GIVEN EXERCISE >>
Render the material again word for word, skipping the pictures in it.

### DATASET SECTION ###

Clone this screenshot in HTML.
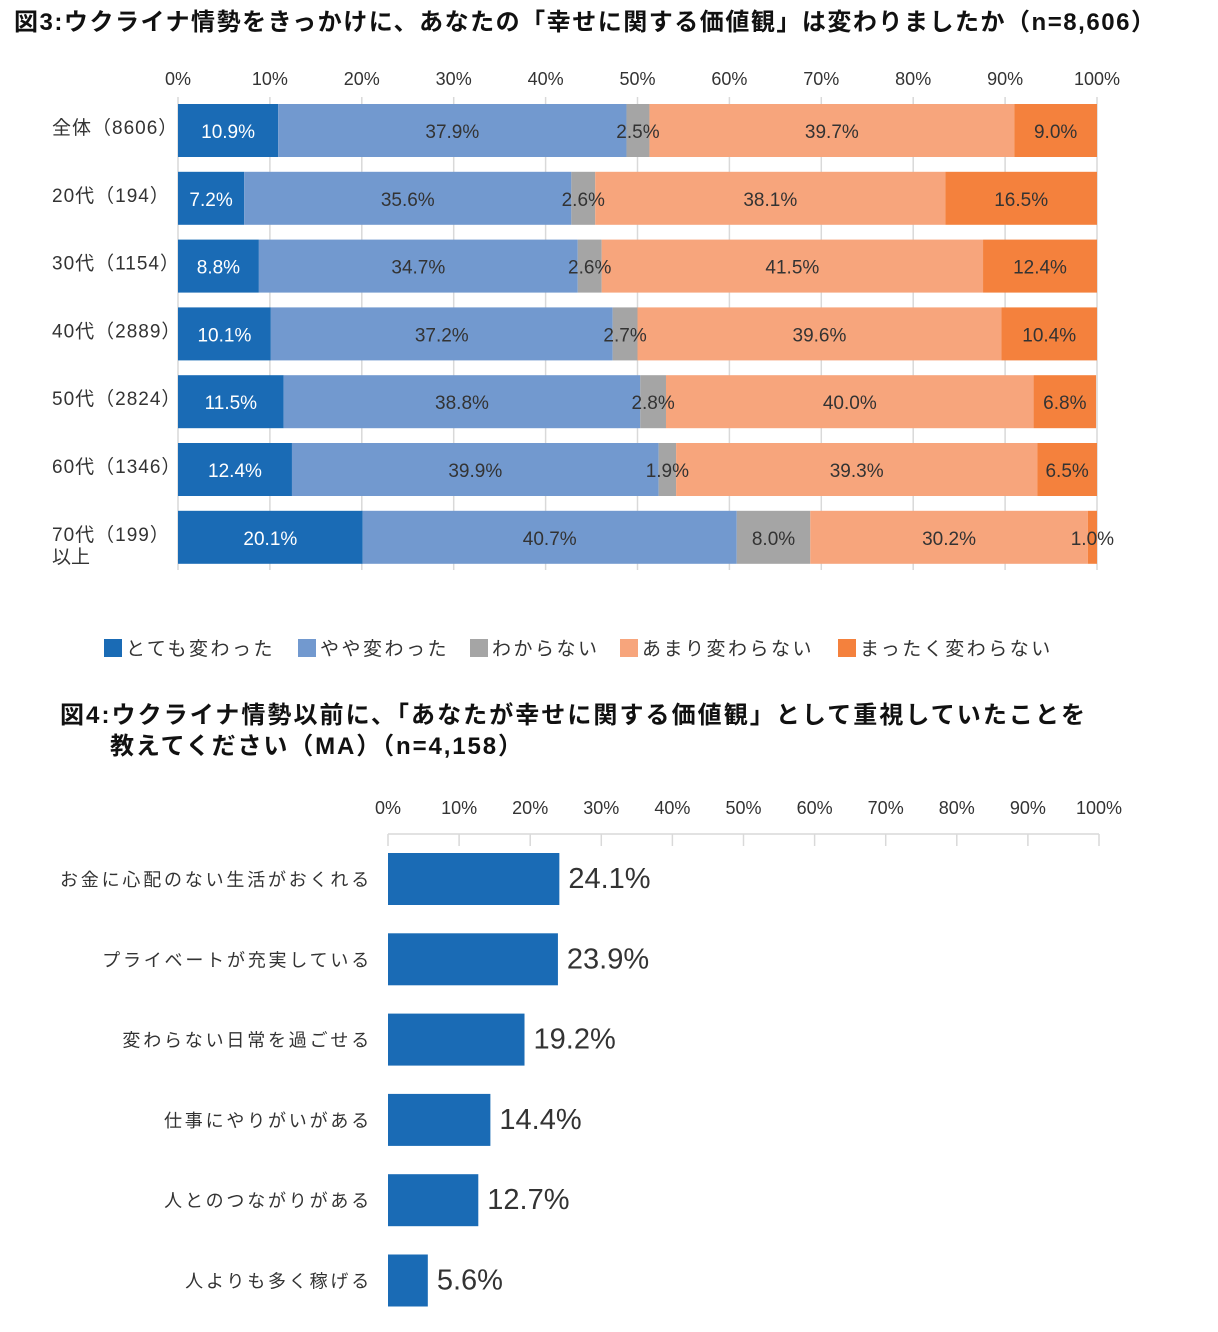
<!DOCTYPE html>
<html><head><meta charset="utf-8">
<style>
body{margin:0;background:#fff;width:1218px;height:1327px;overflow:hidden;font-family:"Liberation Sans","Noto Sans CJK JP",sans-serif;}
svg text{font-family:"Liberation Sans","Noto Sans CJK JP",sans-serif;}
</style></head>
<body>
<svg id="s" width="1218" height="1327">
<text x="14" y="30" font-size="24" font-weight="bold" fill="#111" textLength="1141" lengthAdjust="spacing">図3:ウクライナ情勢をきっかけに、あなたの「幸せに関する価値観」は変わりましたか（n=8,606）</text>
<text x="60" y="723" font-size="24" font-weight="bold" fill="#111" textLength="1025" lengthAdjust="spacing">図4:ウクライナ情勢以前に、「あなたが幸せに関する価値観」として重視していたことを</text>
<text x="110" y="754" font-size="24" font-weight="bold" fill="#111" textLength="412" lengthAdjust="spacing">教えてください（MA）（n=4,158）</text>
<g id="c1"></g><g id="c2"></g>
</svg>
<script>
const cats1=["全体（8606）","20代（194）","30代（1154）","40代（2889）","50代（2824）","60代（1346）","70代（199）"];
const series1Names=["とても変わった","やや変わった","わからない","あまり変わらない","まったく変わらない"];
const s_very=[10.9,7.2,8.8,10.1,11.5,12.4,20.1];
const s_some=[37.9,35.6,34.7,37.2,38.8,39.9,40.7];
const s_dk=[2.5,2.6,2.6,2.7,2.8,1.9,8.0];
const s_notmuch=[39.7,38.1,41.5,39.6,40.0,39.3,30.2];
const s_none=[9.0,16.5,12.4,10.4,6.8,6.5,1.0];
const ticks1=["0%","10%","20%","30%","40%","50%","60%","70%","80%","90%","100%"];
const cats2=["お金に心配のない生活がおくれる","プライベートが充実している","変わらない日常を過ごせる","仕事にやりがいがある","人とのつながりがある","人よりも多く稼げる"];
const vals2=[24.1,23.9,19.2,14.4,12.7,5.6];
const NS="http://www.w3.org/2000/svg";
function mk(p,t,a,txt){const e=document.createElementNS(NS,t);for(const k in a)e.setAttribute(k,a[k]);if(txt!==undefined)e.textContent=txt;p.appendChild(e);return e;}
const c1=document.getElementById('c1');
const x1=v=>178+v*(1097-178)/100;
const y1=i=>104+i*67.8;
const bh1=53;
ticks1.forEach((t,i)=>{
 const g=mk(c1,'line',{x1:x1(i*10),x2:x1(i*10),y1:97,y2:570,stroke:'#d9d9d9','stroke-width':1.5});
 
 const tx=mk(c1,'text',{x:x1(i*10),y:85,'font-size':18,'text-anchor':'middle',fill:'#333'},t);
 
});
const series=[s_very,s_some,s_dk,s_notmuch,s_none];
const cols=["#1a6bb5","#7299cf","#a5a5a5","#f7a57c","#f4813d"];
const tcol=["#fff","#333","#333","#333","#333"];
const labels=[];
cats1.forEach((c,i)=>{
 const lt=i===6?"70代（199）":c;
 const a=mk(c1,'text',{x:52,y:y1(i)+30,'font-size':19,fill:'#333','letter-spacing':'1'},lt);
 
 if(i===6){
  const b=mk(c1,'text',{x:52,y:y1(i)+52,'font-size':19,fill:'#333'},"以上");
  
 }
 let acc=0;
 series.forEach((s,k)=>{
  const v=s[i];
  const r=mk(c1,'rect',{x:x1(acc),y:y1(i),width:x1(acc+v)-x1(acc),height:bh1,fill:cols[k]});
  
  labels.push([x1(acc+v/2),y1(i)+34,tcol[k],v.toFixed(1)+"%"]);
  acc+=v;
 });
});
labels.forEach(l=>{
 const t=mk(c1,'text',{x:l[0],y:l[1],'font-size':19,'text-anchor':'middle',fill:l[2]},l[3]);
 
});
const lx=[104,298,470,620,838];
series1Names.forEach((n,k)=>{
 const r=mk(c1,'rect',{x:lx[k],y:639,width:18,height:18,fill:cols[k]});
 
 const t=mk(c1,'text',{x:lx[k]+22,y:655,'font-size':19,fill:'#333','letter-spacing':'2.5'},n);
 
});
const c2=document.getElementById('c2');
const x2=v=>388+v*(1099-388)/100;
const y2=i=>853+i*80.3;
ticks1.forEach((t,i)=>{
 const tx=mk(c2,'text',{x:x2(i*10),y:814,'font-size':18,'text-anchor':'middle',fill:'#333'},t);
 
 const tk=mk(c2,'line',{x1:x2(i*10),x2:x2(i*10),y1:834,y2:846,stroke:'#d9d9d9','stroke-width':1.5});
 
});
const ax=mk(c2,'line',{x1:x2(0),x2:x2(100),y1:834,y2:834,stroke:'#d9d9d9','stroke-width':1.5});

cats2.forEach((c,i)=>{
 const l=mk(c2,'text',{x:372,y:y2(i)+33,'font-size':18,'text-anchor':'end',fill:'#333','letter-spacing':'2.8'},c);
 
 const r=mk(c2,'rect',{x:x2(0),y:y2(i),width:x2(vals2[i])-x2(0),height:52,fill:'#1a6bb5'});
 
 const v=mk(c2,'text',{x:x2(vals2[i])+9,y:y2(i)+35,'font-size':29,fill:'#333'},vals2[i].toFixed(1)+"%");
 
});
</script>
</body></html>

###

SOLVED EXERCISE >>
Clone this screenshot in HTML.
<!DOCTYPE html>
<html><head><meta charset="utf-8">
<style>
body{margin:0;background:#fff;width:1218px;height:1327px;overflow:hidden;font-family:"Liberation Sans","Noto Sans CJK JP",sans-serif;}
svg text{font-family:"Liberation Sans","Noto Sans CJK JP",sans-serif;}
</style></head>
<body>
<svg id="s" width="1218" height="1327">
<text x="14" y="30" font-size="24" font-weight="bold" fill="#111" textLength="1141" lengthAdjust="spacing">図3:ウクライナ情勢をきっかけに、あなたの「幸せに関する価値観」は変わりましたか（n=8,606）</text>
<text x="60" y="723" font-size="24" font-weight="bold" fill="#111" textLength="1025" lengthAdjust="spacing">図4:ウクライナ情勢以前に、「あなたが幸せに関する価値観」として重視していたことを</text>
<text x="110" y="754" font-size="24" font-weight="bold" fill="#111" textLength="412" lengthAdjust="spacing">教えてください（MA）（n=4,158）</text>
<g id="c1"></g><g id="c2"></g>
</svg>
<script>
const cats1=["全体（8606）","20代（194）","30代（1154）","40代（2889）","50代（2824）","60代（1346）","70代（199）"];
const series1Names=["とても変わった","やや変わった","わからない","あまり変わらない","まったく変わらない"];
const s_very=[10.9,7.2,8.8,10.1,11.5,12.4,20.1];
const s_some=[37.9,35.6,34.7,37.2,38.8,39.9,40.7];
const s_dk=[2.5,2.6,2.6,2.7,2.8,1.9,8.0];
const s_notmuch=[39.7,38.1,41.5,39.6,40.0,39.3,30.2];
const s_none=[9.0,16.5,12.4,10.4,6.8,6.5,1.0];
const ticks1=["0%","10%","20%","30%","40%","50%","60%","70%","80%","90%","100%"];
const cats2=["お金に心配のない生活がおくれる","プライベートが充実している","変わらない日常を過ごせる","仕事にやりがいがある","人とのつながりがある","人よりも多く稼げる"];
const vals2=[24.1,23.9,19.2,14.4,12.7,5.6];
const NS="http://www.w3.org/2000/svg";
function mk(p,t,a,txt){const e=document.createElementNS(NS,t);for(const k in a)e.setAttribute(k,a[k]);if(txt!==undefined)e.textContent=txt;p.appendChild(e);return e;}
const c1=document.getElementById('c1');
const x1=v=>178+v*(1097-178)/100;
const y1=i=>104+i*67.8;
const bh1=53;
ticks1.forEach((t,i)=>{
 const g=mk(c1,'line',{x1:x1(i*10),x2:x1(i*10),y1:97,y2:570,stroke:'#d9d9d9','stroke-width':1.5});
 
 const tx=mk(c1,'text',{x:x1(i*10),y:85,'font-size':18,'text-anchor':'middle',fill:'#333'},t);
 
});
const series=[s_very,s_some,s_dk,s_notmuch,s_none];
const cols=["#1a6bb5","#7299cf","#a5a5a5","#f7a57c","#f4813d"];
const tcol=["#fff","#333","#333","#333","#333"];
const labels=[];
cats1.forEach((c,i)=>{
 const lt=i===6?"70代（199）":c;
 const a=mk(c1,'text',{x:52,y:y1(i)+30,'font-size':19,fill:'#333','letter-spacing':'1'},lt);
 
 if(i===6){
  const b=mk(c1,'text',{x:52,y:y1(i)+52,'font-size':19,fill:'#333'},"以上");
  
 }
 let acc=0;
 series.forEach((s,k)=>{
  const v=s[i];
  const r=mk(c1,'rect',{x:x1(acc),y:y1(i),width:x1(acc+v)-x1(acc),height:bh1,fill:cols[k]});
  
  labels.push([x1(acc+v/2),y1(i)+34,tcol[k],v.toFixed(1)+"%"]);
  acc+=v;
 });
});
labels.forEach(l=>{
 const t=mk(c1,'text',{x:l[0],y:l[1],'font-size':19,'text-anchor':'middle',fill:l[2]},l[3]);
 
});
const lx=[104,298,470,620,838];
series1Names.forEach((n,k)=>{
 const r=mk(c1,'rect',{x:lx[k],y:639,width:18,height:18,fill:cols[k]});
 
 const t=mk(c1,'text',{x:lx[k]+22,y:655,'font-size':19,fill:'#333','letter-spacing':'2.5'},n);
 
});
const c2=document.getElementById('c2');
const x2=v=>388+v*(1099-388)/100;
const y2=i=>853+i*80.3;
ticks1.forEach((t,i)=>{
 const tx=mk(c2,'text',{x:x2(i*10),y:814,'font-size':18,'text-anchor':'middle',fill:'#333'},t);
 
 const tk=mk(c2,'line',{x1:x2(i*10),x2:x2(i*10),y1:834,y2:846,stroke:'#d9d9d9','stroke-width':1.5});
 
});
const ax=mk(c2,'line',{x1:x2(0),x2:x2(100),y1:834,y2:834,stroke:'#d9d9d9','stroke-width':1.5});

cats2.forEach((c,i)=>{
 const l=mk(c2,'text',{x:372,y:y2(i)+33,'font-size':18,'text-anchor':'end',fill:'#333','letter-spacing':'2.8'},c);
 
 const r=mk(c2,'rect',{x:x2(0),y:y2(i),width:x2(vals2[i])-x2(0),height:52,fill:'#1a6bb5'});
 
 const v=mk(c2,'text',{x:x2(vals2[i])+9,y:y2(i)+35,'font-size':29,fill:'#333'},vals2[i].toFixed(1)+"%");
 
});
</script>
</body></html>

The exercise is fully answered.